À contre-courant. En France, la desserte fluviale et ferroviaire des ports est un grand corps malade. Et les nombreux rapports parlementaires appelant au sursaut, les alertes impérieuses de la Cour des comptes, les Grenelles de l’environnement promettant les « Grands Soirs » du fret ferroviaire et autres Assises de la mer, où les Premiers ministres ont déballé de grands desseins massifiés, n’y ont rien changé. Les mots qui claquent (« le trafic cumulé des ports métropolitains français n’atteint même pas le tonnage du seul Rotterdam ») et les formules-choc (« il faut cumuler Marseille, Le Havre et Dunkerque pour s’approcher d’Anvers ») – n’ont pas davantage fait cliquer.
Ni pour enrayer l’inertie du report modal. Pas davantage pour enclencher les investissements nécessaires de façon à ce que l’acheminement terrestre permettre de se distinguer sur le transport conteneurisé où la profondeur d’un arrière-pays pèse dans le choix d’escale d’un armateur. Entre 2006 et 2015, les pré et post-acheminements par fer et voie d’eau dans les ports français n’ont progressé que de 25 % en dépit de l’augmentation de 82 % pour les conteneurs.

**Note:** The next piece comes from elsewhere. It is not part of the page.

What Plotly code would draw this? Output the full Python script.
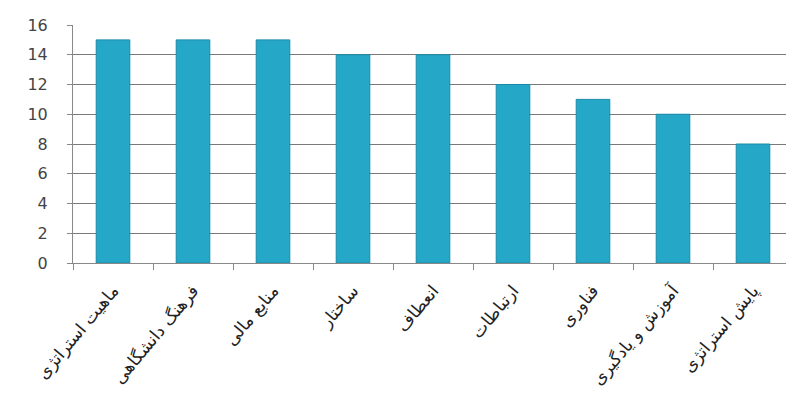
import plotly.graph_objects as go

categories = ["ماهیت استراتژی", "فرهنگ دانشگاهی", "منابع مالی", "ساختار", "انعطاف",
              "ارتباطات", "فناوری", "آموزش و یادگیری", "پایش استراتژی"]
values = [15, 15, 15, 14, 14, 12, 11, 10, 8]
y_ticks = [0, 2, 4, 6, 8, 10, 12, 14, 16]

fig = go.Figure()
fig.add_trace(go.Bar(
    x=categories, y=values, width=0.42,
    marker=dict(color="#25a7c8", line=dict(color="#1a8aa8", width=1)),
))
fig.update_layout(
    width=786, height=399,
    margin=dict(l=65, r=1, t=17, b=144),
    paper_bgcolor="white", plot_bgcolor="white",
    showlegend=False,
    font=dict(family="DejaVu Sans", color="#333"),
)
fig.update_yaxes(range=[0, 16], tickvals=y_ticks, showgrid=True, gridcolor="#7a7a7a", gridwidth=1,
                 showline=True, linecolor="#888", ticks="outside", ticklen=5, tickcolor="#888",
                 tickfont=dict(size=16, family="DejaVu Sans", color="#444"), zeroline=False,
                 automargin=False, ticklabelstandoff=16)
fig.update_xaxes(showline=True, linecolor="#888", ticks="outside", tickson="boundaries", ticklen=6,
                 tickcolor="#888", tickangle=-50, automargin=False, ticklabelstandoff=10,
                 tickfont=dict(size=17, family="DejaVu Sans", color="#222"))
fig.write_html("out.html")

In fine, la belle formule « fluidifier et massifier l’acheminement vers l’hinterland pour relever le défi de la massification du conteneur » demeure une incantation consignée dans la plupart des « projets stratégiques » des Grands Ports maritimes (GPM).

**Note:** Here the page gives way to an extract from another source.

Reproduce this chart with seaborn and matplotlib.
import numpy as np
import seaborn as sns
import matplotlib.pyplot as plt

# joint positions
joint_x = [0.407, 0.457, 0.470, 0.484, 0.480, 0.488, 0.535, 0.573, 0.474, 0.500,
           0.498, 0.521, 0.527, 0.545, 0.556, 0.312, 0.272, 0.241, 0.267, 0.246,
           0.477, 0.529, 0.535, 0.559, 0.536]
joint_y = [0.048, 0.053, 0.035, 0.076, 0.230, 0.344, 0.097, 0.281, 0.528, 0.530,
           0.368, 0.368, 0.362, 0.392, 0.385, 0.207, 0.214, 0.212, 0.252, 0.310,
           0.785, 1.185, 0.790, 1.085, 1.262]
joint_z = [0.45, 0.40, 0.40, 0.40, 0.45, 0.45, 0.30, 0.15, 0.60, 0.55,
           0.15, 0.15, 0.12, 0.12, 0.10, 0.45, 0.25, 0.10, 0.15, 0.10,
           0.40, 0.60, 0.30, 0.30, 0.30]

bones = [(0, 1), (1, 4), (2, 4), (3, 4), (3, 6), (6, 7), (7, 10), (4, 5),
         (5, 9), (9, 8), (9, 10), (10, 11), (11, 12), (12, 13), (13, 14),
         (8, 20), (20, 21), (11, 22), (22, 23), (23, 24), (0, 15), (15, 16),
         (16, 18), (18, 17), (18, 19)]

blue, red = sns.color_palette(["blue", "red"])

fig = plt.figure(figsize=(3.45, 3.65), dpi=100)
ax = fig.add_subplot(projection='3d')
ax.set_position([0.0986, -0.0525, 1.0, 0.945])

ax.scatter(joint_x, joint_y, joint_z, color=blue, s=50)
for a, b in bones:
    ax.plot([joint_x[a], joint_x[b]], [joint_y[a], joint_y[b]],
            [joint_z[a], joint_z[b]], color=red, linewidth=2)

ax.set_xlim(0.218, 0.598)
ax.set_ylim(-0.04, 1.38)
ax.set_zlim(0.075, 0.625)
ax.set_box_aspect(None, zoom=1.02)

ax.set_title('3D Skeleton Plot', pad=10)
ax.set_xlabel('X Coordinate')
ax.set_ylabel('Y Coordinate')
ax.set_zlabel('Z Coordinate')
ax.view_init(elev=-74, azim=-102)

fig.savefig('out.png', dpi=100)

Tout l’enjeu réside pourtant là, dans le prolongement terrestre de longue portée. C’est du moins la recette de la gagne des « amis » du range nord-européen, qui grâce à la mise en œuvre de corridors multimodaux, règnent en maîtres sur les trafics de la plupart des grandes régions, y compris à proximité des plus grands ports français.
Au regard de l’énergie déployée en pleine trêve estivale par la ministre chargée des Transports Élisabeth Borne, pour sauver les ports français que l’Europe a malicieusement ou gravement omis d’intégrer dans le cadre de la redéfinition « post-Brexit » du corridor européen mer du Nord-Méditerranée, il semblerait que le monde politique se soit enfin ajusté aux coordonnées portuaires (il faudra un jour s’intéresser aux raisons pour lesquelles, au niveau ferroviaire, la France est étrangement écartée des grands corridors européens).
C’est du moins ce que la parole présidentielle, réellement experte ou astucieusement habile, avait semblé fixer en début de mandat en défendant « un système portuaire structuré autour d’axes maritimes (Seine, Nord, Rhône-Saône) et de trois principales portes d’entrée à la France (Le Havre, Dunkerque et Marseille) de façon à ramifier les hinterlands et à ramener les flux entrants et sortants vers les ports ».
Une vision conquérante de l’hinterland? Une sorte d’eucharistie portuaire? Contre-nature… presque.